La saisine dite « DC », en sortie d’examen au Parlement, ne permet pas un travail approfondi. Les Sages ont un mois pour se prononcer quand ils sont saisis, ce qui est très court pour analyser en profondeur les implications d’une loi qui n’a pas encore été appliquée (et donc, n’a pas fait l’objet d’études et de commentaires de juristes). Quand en plus, quand il y a un embouteillage comme cet été, de plusieurs lois importantes, le conseil n’a pas les moyens de tout traiter. Depuis l’instauration de la QPC en 2008, le conseil a pris l’habitude de gérer en DC les inconstitutionnalités flagrantes, les vices de procédure, et les articles faisant l’objet d’une saisine explicite par les parlementaires. Le reste est renvoyé aux QPC, où la procédure laisse trois mois aux Sages, avec des plaidoiries et des mémoires d’avocats, et un peu de recul sur les effets réels d’une loi. Sur les lois examinées cet été, notamment pour Séparatisme, Renseignement et Passe sanitaire, il existe de réelles possibilités d’avoir des censures en QPC dès cet automne, sur des sujets très importants. Contrairement à ce qu’écrivent un certain nombre de titres de presse, les Sages n’ont validé qu’une toute petite partie de ces textes.

Le contrôle de constitutionnalité est donc quelque chose de diffus, où les Sages jouent un rôle central, mais où la société civile, par le biais du dépôt de QPC, devient de plus en plus importante. Le gros problème du conseil constitutionnel est qu’il ne peut se prononcer que s’il est saisi. C’est par les QPC que se fait le « vrai » contrôle, celui qui permet de faire respecter effectivement les Libertés publiques. En effet, il y a une marge parfois importante entre le texte d’une loi, et son application. Des textes, en apparence liberticides, ne donnent finalement rien, car leur effet potentiellement nocif est désamorcé par la manière dont l’administration l’applique, dont les juges l’interprètent. Et à l’inverse, des textes parfaitement dans les clous constitutionnels sont détournés, parce qu’utilisés pour une finalité autre que celle pour laquelle ils ont été votés.
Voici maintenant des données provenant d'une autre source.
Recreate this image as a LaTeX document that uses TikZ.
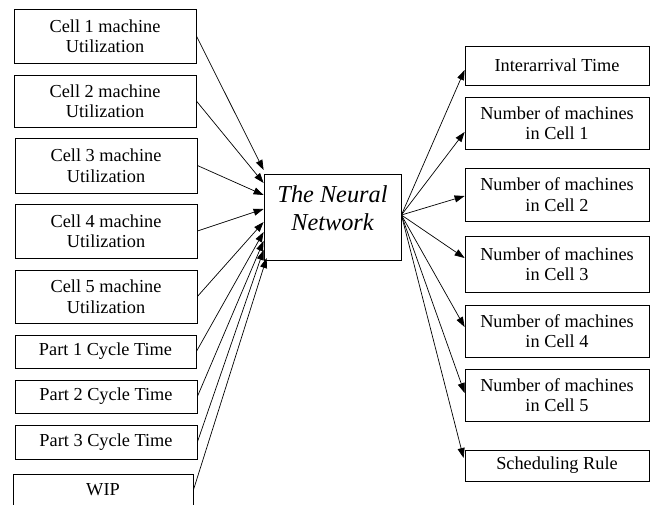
\documentclass[tikz,border=0pt]{standalone}
\usepackage{fontspec}
\setmainfont{Liberation Serif}
\usetikzlibrary{arrows.meta,calc}
\begin{document}
\begin{tikzpicture}[x=1pt,y=-1pt,
  box/.style={draw,line width=0.8pt,align=center,inner sep=0pt,font=\fontsize{18.3}{20.5}\selectfont},
  conn/.style={line width=0.7pt,-{Triangle[length=10pt,width=7pt]}}]
\useasboundingbox (0,0) rectangle (653,504);
% left inputs
\node[box,minimum width=182pt,minimum height=54pt] (c1) at (105,36) {Cell 1 machine\\Utilization};
\node[box,minimum width=182pt,minimum height=52pt] (c2) at (105,101) {Cell 2 machine\\Utilization};
\node[box,minimum width=182pt,minimum height=55pt] (c3) at (106,165.5) {Cell 3 machine\\Utilization};
\node[box,minimum width=182pt,minimum height=54pt] (c4) at (106,231) {Cell 4 machine\\Utilization};
\node[box,minimum width=182pt,minimum height=53pt] (c5) at (106,296.5) {Cell 5 machine\\Utilization};
\node[box,minimum width=181pt,minimum height=33pt] (p1) at (105.5,351.5) {Part 1 Cycle Time};
\node[box,minimum width=182pt,minimum height=33pt] (p2) at (106,396.5) {Part 2 Cycle Time};
\node[box,minimum width=182pt,minimum height=34pt] (p3) at (106,442) {Part 3 Cycle Time};
\node[box,minimum width=180pt,minimum height=32pt] (wip) at (103,490) {WIP};
% centre
\node[draw,line width=0.8pt,minimum width=137pt,minimum height=86pt,inner sep=0pt] (nn) at (332.5,217) {};
\node[align=center,inner sep=0pt,font=\fontsize{24.3}{28.5}\selectfont\itshape] (nntext) at (332.5,208) {The Neural\\Network};
% right outputs
\node[box,minimum width=184pt,minimum height=39pt] (r0) at (557,65.5) {Interarrival Time};
\node[box,minimum width=184pt,minimum height=52pt] (r1) at (557,123) {Number of machines\\in Cell 1};
\node[box,minimum width=184pt,minimum height=53pt] (r2) at (557,194.5) {Number of machines\\in Cell 2};
\node[box,minimum width=184pt,minimum height=56pt] (r3) at (557,264) {Number of machines\\in Cell 3};
\node[box,minimum width=184pt,minimum height=52pt] (r4) at (557,331) {Number of machines\\in Cell 4};
\node[box,minimum width=184pt,minimum height=52pt] (r5) at (557,395) {Number of machines\\in Cell 5};
\node[box,minimum width=184pt,minimum height=31pt] (r6) at (557,465.5) {Scheduling Rule};
% input connectors
\draw[conn] (c1.east) -- ([yshift=47pt]nn.west);
\draw[conn] (c2.east) -- ([yshift=34pt]nn.west);
\draw[conn] (c3.east) -- ([yshift=22pt]nn.west);
\draw[conn] (c4.east) -- ([yshift=8pt]nn.west);
\draw[conn] (c5.east) -- ([yshift=-5pt]nn.west);
\draw[conn] (p1.east) -- ([yshift=-15pt]nn.west);
\draw[conn] (p2.east) -- ([yshift=-24pt]nn.west);
\draw[conn] (p3.east) -- ([yshift=-33pt]nn.west);
\draw[conn] (wip.east) -- ([xshift=3pt,yshift=-41pt]nn.west);
% output connectors
\draw[conn] ([yshift=2pt]nn.east) -- ([yshift=-4.5pt]r0.west);
\draw[conn] ([yshift=2pt]nn.east) -- ([yshift=-9pt]r1.west);
\draw[conn] ([yshift=2pt]nn.east) -- ([yshift=-1.5pt]r2.west);
\draw[conn] ([yshift=2pt]nn.east) -- ([yshift=6pt]r3.west);
\draw[conn] ([yshift=2pt]nn.east) -- ([yshift=4pt]r4.west);
\draw[conn] ([yshift=2pt]nn.east) -- ([yshift=2pt]r5.west);
\draw[conn] ([yshift=2pt]nn.east) -- ([xshift=-1pt,yshift=7.5pt]r6.west);
\end{tikzpicture}
\end{document}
Et cela, on ne peut pas le savoir avant la promulgation de la loi.

Malheureusement, la culture politique française privilégie les actions spectaculaires (qui ne demandent pas beaucoup de boulot à part s’indigner vertueusement), et les commentateurs ne sont jamais autant heureux que lorsque le sang gicle, dans une dramaturgie simple à comprendre, avec une unité de temps, de lieu, et d’action. Malheureusement, la réalité, ce n’est pas du théâtre. C’est plus prosaïque, plus terre-à-terre, avec des avancées modestes, qui demandent du travail de fond, technique et ingrat. Tout ce que détestent les militants politiques à la française, qui préfèrent faire porter toute la charge du travail sur des institutions qui ne peuvent pas répondre à l’intégralité de la demande, et en les critiquant en 280 caractères quand le résultat n’est pas à la hauteur des attentes.